On Target: Aroop Mukharji on McKinley, Asia, and America’s Rise as a Great Power
As global news headlines race from one story to the next, the line between fact and speculation is often blurred. At the same time, the dynamics driving international relations often get ignored. On Target unpacks the most pressing issues of the day, from nuclear weapons to US foreign aid. Zuri invites IGA’s nonresident fellows to break down their research and apply it to today’s most critical foreign policy debates.
In this inaugural episode, host Zuri Linetsky‘s guest is Aroop Mukharji, a historian of a period widely regarded as the dawn of expansive US foreign policy––the 1890s. Aroop sheds light on the Spanish-American War and the perceptions which drove President McKinley to annex the Philippines––a pivotal moment in America’s embrace of great power status––and how this can help us think about Washington’s decision-making today, from Afghanistan to the Pacific.
Aroop Mukharji is a nonresident fellow at IGA and an associate of the Applied History Project at the Harvard Kennedy School’s Belfer Center for Science and International Affairs. Aroops’s research on America’s rise as a great power in the 1890s crosses disciplinary boundaries, to incorporate political science, decision science, and psychology.
Zuri Linetsky is a research fellow at IGA, whose research focuses on US grand strategy in Asia and US security sector assistance.
Reading List
- Aroop Mukharji, “The Blind Spots of Diplomatic History,” War On The Rocks, April 1, 2022.
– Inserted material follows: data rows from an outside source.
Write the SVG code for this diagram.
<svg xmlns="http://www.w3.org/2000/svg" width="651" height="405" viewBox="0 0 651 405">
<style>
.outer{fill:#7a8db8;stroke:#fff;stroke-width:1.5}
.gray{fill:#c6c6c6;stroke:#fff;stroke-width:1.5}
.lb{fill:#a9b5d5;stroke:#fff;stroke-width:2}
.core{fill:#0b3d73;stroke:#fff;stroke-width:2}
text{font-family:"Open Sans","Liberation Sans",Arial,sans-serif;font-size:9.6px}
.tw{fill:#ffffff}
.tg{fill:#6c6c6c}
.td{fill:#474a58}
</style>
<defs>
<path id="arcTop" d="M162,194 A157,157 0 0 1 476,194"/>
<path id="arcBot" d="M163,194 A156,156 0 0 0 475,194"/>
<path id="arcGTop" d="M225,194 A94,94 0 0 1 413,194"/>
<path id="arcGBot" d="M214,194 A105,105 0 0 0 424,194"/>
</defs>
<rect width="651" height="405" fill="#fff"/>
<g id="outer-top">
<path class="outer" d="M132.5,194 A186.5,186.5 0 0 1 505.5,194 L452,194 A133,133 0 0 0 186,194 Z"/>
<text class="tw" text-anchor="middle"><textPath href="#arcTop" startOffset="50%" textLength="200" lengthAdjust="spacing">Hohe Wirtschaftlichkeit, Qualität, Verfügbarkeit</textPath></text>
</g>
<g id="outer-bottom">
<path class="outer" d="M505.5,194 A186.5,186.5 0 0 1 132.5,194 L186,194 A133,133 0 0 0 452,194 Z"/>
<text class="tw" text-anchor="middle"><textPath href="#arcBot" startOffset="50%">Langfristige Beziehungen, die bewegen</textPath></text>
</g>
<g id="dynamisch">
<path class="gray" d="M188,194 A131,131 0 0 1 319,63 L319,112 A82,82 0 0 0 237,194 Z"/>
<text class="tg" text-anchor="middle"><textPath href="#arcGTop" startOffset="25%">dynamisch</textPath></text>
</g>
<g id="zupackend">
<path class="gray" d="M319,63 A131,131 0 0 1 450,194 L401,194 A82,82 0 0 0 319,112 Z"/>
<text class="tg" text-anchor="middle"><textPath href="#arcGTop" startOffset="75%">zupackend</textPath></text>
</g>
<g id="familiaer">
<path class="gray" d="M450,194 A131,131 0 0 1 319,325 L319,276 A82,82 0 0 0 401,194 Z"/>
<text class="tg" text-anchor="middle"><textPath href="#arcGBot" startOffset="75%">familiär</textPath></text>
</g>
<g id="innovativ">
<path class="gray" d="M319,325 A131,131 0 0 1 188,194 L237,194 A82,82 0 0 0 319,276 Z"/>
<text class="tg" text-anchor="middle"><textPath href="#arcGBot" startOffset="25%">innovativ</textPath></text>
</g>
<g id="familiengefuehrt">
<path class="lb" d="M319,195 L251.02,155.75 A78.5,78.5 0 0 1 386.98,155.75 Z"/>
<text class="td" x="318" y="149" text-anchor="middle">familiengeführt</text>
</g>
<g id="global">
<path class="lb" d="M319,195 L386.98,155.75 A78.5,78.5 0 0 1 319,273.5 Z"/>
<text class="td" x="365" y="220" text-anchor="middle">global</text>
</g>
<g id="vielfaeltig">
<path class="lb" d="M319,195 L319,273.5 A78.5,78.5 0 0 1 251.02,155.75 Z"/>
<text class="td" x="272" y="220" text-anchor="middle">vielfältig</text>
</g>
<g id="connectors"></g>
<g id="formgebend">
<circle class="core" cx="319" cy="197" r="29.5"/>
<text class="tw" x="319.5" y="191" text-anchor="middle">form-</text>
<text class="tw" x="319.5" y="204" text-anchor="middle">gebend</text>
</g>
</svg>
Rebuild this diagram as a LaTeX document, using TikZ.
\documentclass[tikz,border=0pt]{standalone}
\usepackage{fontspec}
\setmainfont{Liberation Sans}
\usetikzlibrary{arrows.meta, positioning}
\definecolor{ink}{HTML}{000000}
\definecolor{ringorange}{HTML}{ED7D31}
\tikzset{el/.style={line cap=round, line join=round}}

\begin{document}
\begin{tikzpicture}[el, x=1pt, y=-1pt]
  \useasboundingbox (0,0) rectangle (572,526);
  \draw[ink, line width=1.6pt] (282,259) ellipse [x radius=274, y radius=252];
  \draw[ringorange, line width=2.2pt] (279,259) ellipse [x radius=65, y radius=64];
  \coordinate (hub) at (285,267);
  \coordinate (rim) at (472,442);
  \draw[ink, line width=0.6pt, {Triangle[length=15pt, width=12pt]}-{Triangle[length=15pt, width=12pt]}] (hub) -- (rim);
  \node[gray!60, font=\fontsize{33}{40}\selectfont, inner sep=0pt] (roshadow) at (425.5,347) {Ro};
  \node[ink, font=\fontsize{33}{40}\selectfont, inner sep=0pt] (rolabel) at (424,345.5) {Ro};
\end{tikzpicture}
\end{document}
- Aroop Mukharji, “The Psychology of Stickiness: What America Can Learn From Its Annexation of the Philippines in 1898,” War On The Rocks, May 5, 2022.
- Ephraim K. Smith, “‘A Question from Which We Could Not Escape’: William McKinley and the Decision to Aquire the Philippine Islands,” Diplomatic History 9, no. 4 (1985).
- Philip Zelikow, “Why Did America Cross the Pacific: Restructuring the US Decision to Take the Philippines, 1898-99,” Texas National Security Review 1, no. 1 (December 2017).
This video includes references to the Eurasia Group Foundation, now known as the Institute for Global Affairs.
This post is part of Independent America, a research project led out by IGA senior fellow Mark Hannah, which seeks to explore how US foreign policy could better be tailored to new global realities and to the preferences of American voters.